Step 5: Procedural steps if you identified any supplementary measures
This step is only applicable if your supplementary measures contradict the SCCs (which hopefully they won’t), and so it seems a bit of a red herring. It is, however, the section of the guidance where the EDPB suggests they may add more requirements to the binding corporate rules in due course.
Step 6: Reevaluate at appropriate intervals
Monitor developments in the recipient country that could affect your initial assessment. The obligations on the data importer under the SCCs should help here, as it is required to inform the data exporter of a change of law that affects its ability to comply with the SCCs.
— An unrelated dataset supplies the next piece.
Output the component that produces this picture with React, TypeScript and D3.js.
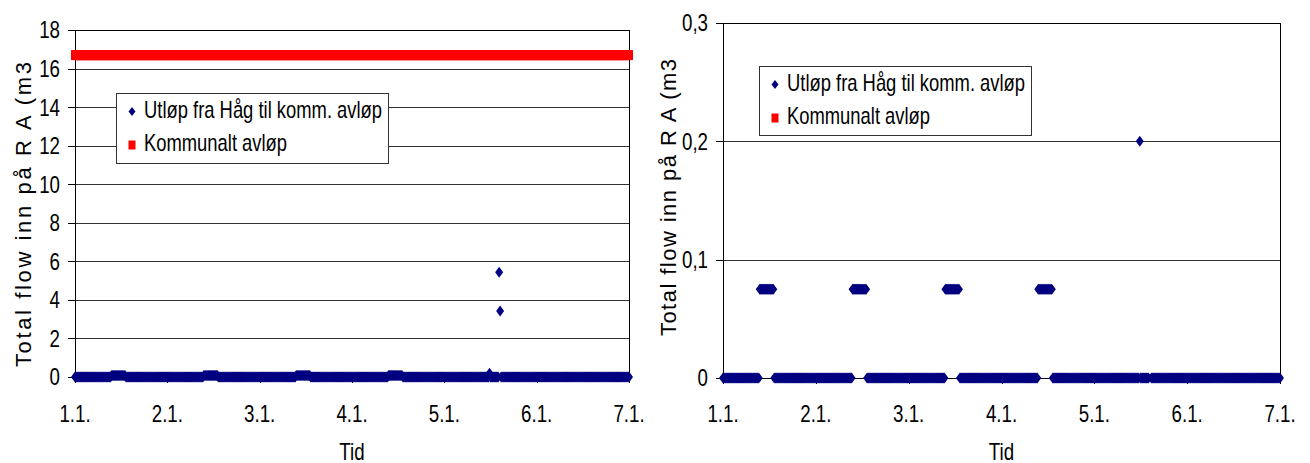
import React from 'react';
import * as d3 from 'd3';

// Day ticks on the time axis
const dayLabels = ['1.1.', '2.1.', '3.1.', '4.1.', '5.1.', '6.1.', '7.1.'];

// Readings every 15 minutes from 1.1. 00:00 through 7.1. 00:00 (m3),
// stored as runs of [number of readings, value]
const utlopFraHagRuns: [number, number][] = [
  [38, 0],
  [15, 0.075],
  [81, 0],
  [15, 0.075],
  [81, 0],
  [15, 0.075],
  [81, 0],
  [15, 0.075],
  [90, 0],
  [1, 0.2],
  [9, 0],
  [1, 5.43],
  [1, 3.42],
  [134, 0],
];

const kommunaltAvlopRuns: [number, number][] = [[577, 16.7]];

const leftTicks = [0, 2, 4, 6, 8, 10, 12, 14, 16, 18];
const rightTicks = [0, 0.1, 0.2, 0.3];

const seriesNames = ['Utløp fra Håg til komm. avløp', 'Kommunalt avløp'];
const yTitle = 'Total flow inn på R A (m3';
const xTitle = 'Tid';

const expandRuns = (runs: [number, number][]) =>
  runs.flatMap(([n, v]) => Array.from({ length: n }, () => v));

const utlopFraHag = expandRuns(utlopFraHagRuns);
const kommunaltAvlop = expandRuns(kommunaltAvlopRuns);
const READINGS_PER_DAY = 96;

const FONT = "'Liberation Sans', Arial, Helvetica, sans-serif";
const NAVY = '#000080';
const RED = '#ff0000';
const GRID = '#333333';

type Panel = {
  key: string;
  x0: number;
  x1: number;
  y0: number;
  y1: number;
  max: number;
  ticks: number[];
  fmt: (v: number) => string;
  legend: { x: number; y: number; w: number; h: number };
  title: { x: number; start: number; length: number };
};

const commaFmt = (v: number) => (v === 0 ? '0' : v.toFixed(1).replace('.', ','));

const panels: Panel[] = [
  {
    key: 'a',
    x0: 75,
    x1: 629,
    y0: 30,
    y1: 377,
    max: 18,
    ticks: leftTicks,
    fmt: (v) => String(v),
    legend: { x: 116, y: 93, w: 272, h: 70 },
    title: { x: 31, start: 367, length: 305 },
  },
  {
    key: 'b',
    x0: 723,
    x1: 1280,
    y0: 23,
    y1: 378,
    max: 0.3,
    ticks: rightTicks,
    fmt: commaFmt,
    legend: { x: 759, y: 66, w: 272, h: 69 },
    title: { x: 676, start: 336, length: 277 },
  },
];

const diamond = (x: number, y: number, w: number, h: number) =>
  `M${x},${y - h / 2}L${x + w / 2},${y}L${x},${y + h / 2}L${x - w / 2},${y}Z`;

const Label = ({
  x,
  y,
  anchor = 'start',
  size = 23.4,
  children,
}: {
  x: number;
  y: number;
  anchor?: string;
  size?: number;
  children: React.ReactNode;
}) => (
  <text
    transform={`translate(${x},${y}) scale(0.8,1)`}
    textAnchor={anchor}
    fontSize={size}
    fontFamily={FONT}
    fill="#000"
  >
    {children}
  </text>
);

function ChartPanel({ p }: { p: Panel }) {
  const idx = d3.range(utlopFraHag.length);
  const x = d3
    .scaleLinear()
    .domain([0, (dayLabels.length - 1) * READINGS_PER_DAY])
    .range([p.x0, p.x1]);
  const y = d3.scaleLinear().domain([0, p.max]).range([p.y1, p.y0]);
  const eps = p.max * 1e-6;

  const blue = idx.filter((i) => utlopFraHag[i] <= p.max + eps);
  const red = idx.filter((i) => kommunaltAvlop[i] <= p.max + eps);
  const cx = (p.x0 + p.x1) / 2;

  return (
    <g>
      {/* gridlines */}
      {p.ticks
        .filter((t) => t > 0 && t < p.max - eps)
        .map((t) => (
          <line
            key={`g${t}`}
            x1={p.x0}
            x2={p.x1}
            y1={Math.round(y(t)) + 0.5}
            y2={Math.round(y(t)) + 0.5}
            stroke={GRID}
            strokeWidth={1}
          />
        ))}
      {/* plot frame */}
      <line x1={p.x0} x2={p.x1} y1={p.y0 + 0.5} y2={p.y0 + 0.5} stroke="#000" />
      <line x1={p.x1 + 0.5} x2={p.x1 + 0.5} y1={p.y0} y2={p.y1} stroke="#000" />
      <line x1={p.x0 + 0.5} x2={p.x0 + 0.5} y1={p.y0} y2={p.y1} stroke="#000" />
      <line x1={p.x0} x2={p.x1} y1={p.y1 + 0.5} y2={p.y1 + 0.5} stroke="#000" />

      {/* y axis ticks and labels */}
      {p.ticks.map((t) => (
        <g key={`y${t}`}>
          <line
            x1={p.x0 - 7}
            x2={p.x0}
            y1={Math.round(y(t)) + 0.5}
            y2={Math.round(y(t)) + 0.5}
            stroke="#000"
          />
          <Label x={p.x0 - 15} y={y(t) + 8.4} anchor="end">
            {p.fmt(t)}
          </Label>
        </g>
      ))}

      {/* x axis ticks and labels */}
      {dayLabels.map((d, i) => (
        <g key={d}>
          <line
            x1={Math.round(x(i * READINGS_PER_DAY)) + 0.5}
            x2={Math.round(x(i * READINGS_PER_DAY)) + 0.5}
            y1={p.y1}
            y2={p.y1 + 6}
            stroke="#000"
          />
          <Label x={x(i * READINGS_PER_DAY)} y={422} anchor="middle">
            {d}
          </Label>
        </g>
      ))}

      {/* axis titles */}
      <Label x={cx} y={460} anchor="middle">
        {xTitle}
      </Label>
      <text
        transform={`translate(${p.title.x},${p.title.start}) rotate(-90)`}
        fontSize={22}
        fontFamily={FONT}
        textLength={p.title.length}
        lengthAdjust="spacing"
        fill="#000"
      >
        {yTitle}
      </text>

      {/* series */}
      {blue.map((i) => (
        <path key={`b${i}`} d={diamond(x(i), y(utlopFraHag[i]), 8, 11)} fill={NAVY} />
      ))}
      {red.map((i) => (
        <rect
          key={`r${i}`}
          x={x(i) - 4}
          y={y(kommunaltAvlop[i]) - 5}
          width={8}
          height={10}
          fill={RED}
        />
      ))}

      {/* legend */}
      <rect
        x={p.legend.x + 0.5}
        y={p.legend.y + 0.5}
        width={p.legend.w}
        height={p.legend.h}
        fill="#fff"
        stroke="#333"
      />
      <path d={diamond(p.legend.x + 16, p.legend.y + 18.5, 7, 9)} fill={NAVY} />
      <Label x={p.legend.x + 28} y={p.legend.y + 24.5} size={23}>
        {seriesNames[0]}
      </Label>
      <rect x={p.legend.x + 12.5} y={p.legend.y + 47.5} width={7} height={9} fill={RED} />
      <Label x={p.legend.x + 28} y={p.legend.y + 58} size={23}>
        {seriesNames[1]}
      </Label>
    </g>
  );
}

export default function App() {
  return (
    <svg
      width={1310}
      height={463}
      style={{ position: 'absolute', left: 0, top: 0, background: '#fff' }}
    >
      <rect width={1310} height={463} fill="#fff" />
      {panels.map((p) => (
        <ChartPanel key={p.key} p={p} />
      ))}
    </svg>
  );
}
Doing nothing is not an option
In a world where personal data move seamlessly across borders and it is almost impossible to live without international data transfers, the EDPB guidance seems impractical. While it is prudent for businesses to regularly review and assess the mechanisms for adequately protecting the rights of individuals when their personal data are transferred across borders, to follow the EDPB guidance to the letter may be unrealistic. Having said that, doing nothing is not an option, and businesses must keep their data transfer mechanisms under review and keep an eye open for further regulatory guidance, including the progress of the draft act updating SCCs published on November 12, 2020.
Understand the data flows of personal data you control.
Identify the categories of personal data you process and share.
Assess the adequacy to protect privacy and human rights of the laws of the countries you transfer to.
Review the data transfer exemptions and/or mechanisms you have in place from the European Union to elsewhere.
Implement appropriate due diligence and suitable contractual controls with third parties processing personal data for you.